Co-authored by Llewellyn Boggs and Robert T. Muller, Ph.D.
Although acceptance is growing, people in the transgender community are still heavily discriminated against. Riley De Aquino (he/him), 23, first came out in September 2015 as bisexual and later as transgender in February 2019. Riley grew up in a Catholic community and wasn’t exposed to any information about being bisexual, let alone being transgender, “I didn’t have the words to describe how I felt. I was able to come to terms with it because of social media and seeing people who felt the same as I did and finally realized my feelings are valid. Therapy led me to realize that I needed to start pursuing this, so I started telling my closest friends.”
After about a month and a half, he told his parents and slowly started physically transitioning. Riley explains how the challenges that came with his physical transition from female to male such as changing his name, finding the right information, getting on hormones, and dealing with doctors were relatively easy compared to socially transitioning. Social transitioning is difficult, particularly with family. With Riley, it has been two years since coming out, and to this day, his family still misgenders him and deadnames him, which leads to a tenuous relationship between himself and his family.
“Deadnaming” happens when people refer to a trans person by their previous and no longer used legal given name. Transitioning socially became “very draining” on Riley’s mental health and he ended up moving out of his family’s home shortly after coming out to them. He notes, “I was constantly having to either let people misgender and deadname me, or come out to them and wonder if they would accept me.”

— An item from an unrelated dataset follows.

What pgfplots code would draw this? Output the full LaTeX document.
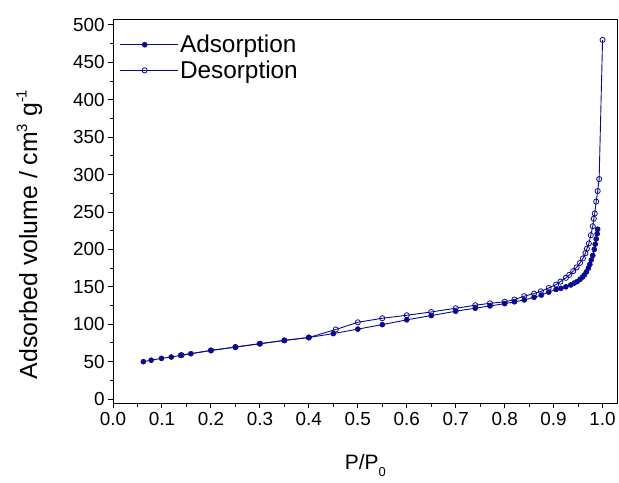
\documentclass[border=0pt]{standalone}
\usepackage{pgfplots}
\pgfplotsset{compat=1.18}
\usepackage{fontspec}
\setmainfont{Liberation Sans}
\definecolor{isonavy}{RGB}{10,10,140}

% N2 isotherm: relative pressure vs adsorbed volume
\pgfplotstableread{
p     v
0.062 50.0
0.078 52.0
0.099 54.4
0.119 56.2
0.138 58.4
0.159 60.6
0.200 65.0
0.250 69.5
0.300 74.0
0.350 78.4
0.400 82.3
0.450 87.5
0.500 93.5
0.550 99.5
0.600 105.9
0.650 111.6
0.700 117.4
0.740 121.4
0.770 124.5
0.800 127.5
0.820 130.0
0.840 132.5
0.860 136.0
0.875 139.0
0.890 143.0
0.905 146.5
0.915 148.0
0.925 150.0
0.935 152.5
0.942 155.0
0.948 157.0
0.954 160.0
0.959 163.0
0.963 166.0
0.967 170.0
0.971 175.0
0.974 180.0
0.977 186.0
0.980 192.0
0.983 200.0
0.985 207.0
0.987 214.0
0.989 221.0
0.990 227.0
}\adsorption

\pgfplotstableread{
p     v
1.000 480.0
0.993 294.0
0.990 278.0
0.987 264.0
0.984 248.0
0.982 241.0
0.980 231.0
0.976 219.0
0.972 208.0
0.968 201.0
0.965 195.0
0.960 188.0
0.954 182.0
0.947 176.0
0.940 171.0
0.932 166.0
0.925 162.0
0.914 157.0
0.905 153.0
0.890 148.5
0.874 144.0
0.860 141.0
0.840 137.5
0.820 133.0
0.800 130.0
0.770 128.0
0.740 125.4
0.700 121.4
0.650 116.4
0.600 112.0
0.550 108.0
0.500 102.6
0.455 93.0
0.400 82.3
0.350 78.4
0.300 74.0
0.250 69.5
0.200 65.0
0.140 58.8
}\desorption

\begin{document}
\begin{tikzpicture}[x=1bp,y=1bp]
% page frame
\path (-113.3,-80) rectangle (505.7,404);
\begin{axis}[
  at={(0,0)}, anchor=south west,
  width=505.7bp, height=384bp, scale only axis,
  xmin=0, xmax=1.0306, ymin=-5.3, ymax=506.7,
  axis line style={line width=1bp, black},
  xtick={0,0.1,...,1.0},
  ytick={0,50,...,500},
  minor x tick num=1, minor y tick num=1,
  xtick pos=bottom, ytick pos=left,
  tick align=outside,
  major tick length=5bp, minor tick length=3.5bp,
  every tick/.style={black, line width=1bp},
  /pgf/number format/assume math mode=true,
  xticklabel={\pgfmathprintnumber[fixed,fixed zerofill,precision=1]{\tick}},
  tick label style={font=\fontsize{19}{22}\selectfont},
  xticklabel style={yshift=-1bp},
  xlabel={P/P\raisebox{-0.6ex}{\fontsize{13}{15}\selectfont 0}},
  ylabel={Adsorbed volume / cm\raisebox{0.75ex}{\fontsize{15}{17}\selectfont 3} g\raisebox{0.8ex}{\fontsize{15}{17}\selectfont -1}},
  xlabel style={at={(axis description cs:0.5,-0.163)}, anchor=center,
    font=\fontsize{21}{24}\selectfont},
  ylabel style={at={(axis description cs:-0.166,0.44)}, anchor=center, rotate=0,
    font=\fontsize{25}{28}\selectfont},
  legend style={draw=none, fill=none, at={(0.012,0.966)}, anchor=north west,
    font=\fontsize{24.5}{26}\selectfont, row sep=2.5bp, inner sep=0bp,
    cells={anchor=west}},
  legend image code/.code={
    \path (0bp,0bp) -- (58bp,0bp);
    \draw[mark repeat=2, mark phase=2] plot coordinates {(0bp,0bp) (25bp,0bp) (50bp,0bp)};
  },
]
\addplot[isonavy, line width=0.9bp, mark=*, mark size=2.5bp,
  mark options={fill=isonavy, draw=isonavy, line width=0.6bp}]
  table[x=p, y=v] {\adsorption};
\addlegendentry{Adsorption}
\addplot[isonavy, line width=0.9bp, mark=o, mark size=2.6bp,
  mark options={fill=white, draw=isonavy, line width=0.8bp}]
  table[x=p, y=v] {\desorption};
\addlegendentry{Desorption}
\end{axis}
\end{tikzpicture}
\end{document}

Jennifer Thomson, a psychotherapist based out of Hamilton, Ontario, outlined five pillars of how to be an ally for the transgender community:
- Advocacy – Speaking up when you hear injustice or hate, integrate them into spaces that you do have control over.
- Education – Understanding the LGBTQ+ community as a whole and looking at the struggles they go through.
- Acceptance – Accepting people for who they are without questioning their motives.
- Asking Questions When Appropriate – Asking about pronouns is helpful and normalizing; asking if someone has had surgery is not.
- Integration, Bias Checking – We all have biases but making sure we’re aware of them, so we can keep them in check is important.
With more and more allies emerging to support the LGBTQ+ community, individuals facing these challenges are hopeful that people will become more accepting. Today Riley has physically and socially transitioned and says that each day has become easier since then.
Thomson adds that there is a lot more to being an ally than just saying you’re accepting of the trans community. “We have to take a look at our privilege as cisgender people and the power we have in our own circles.”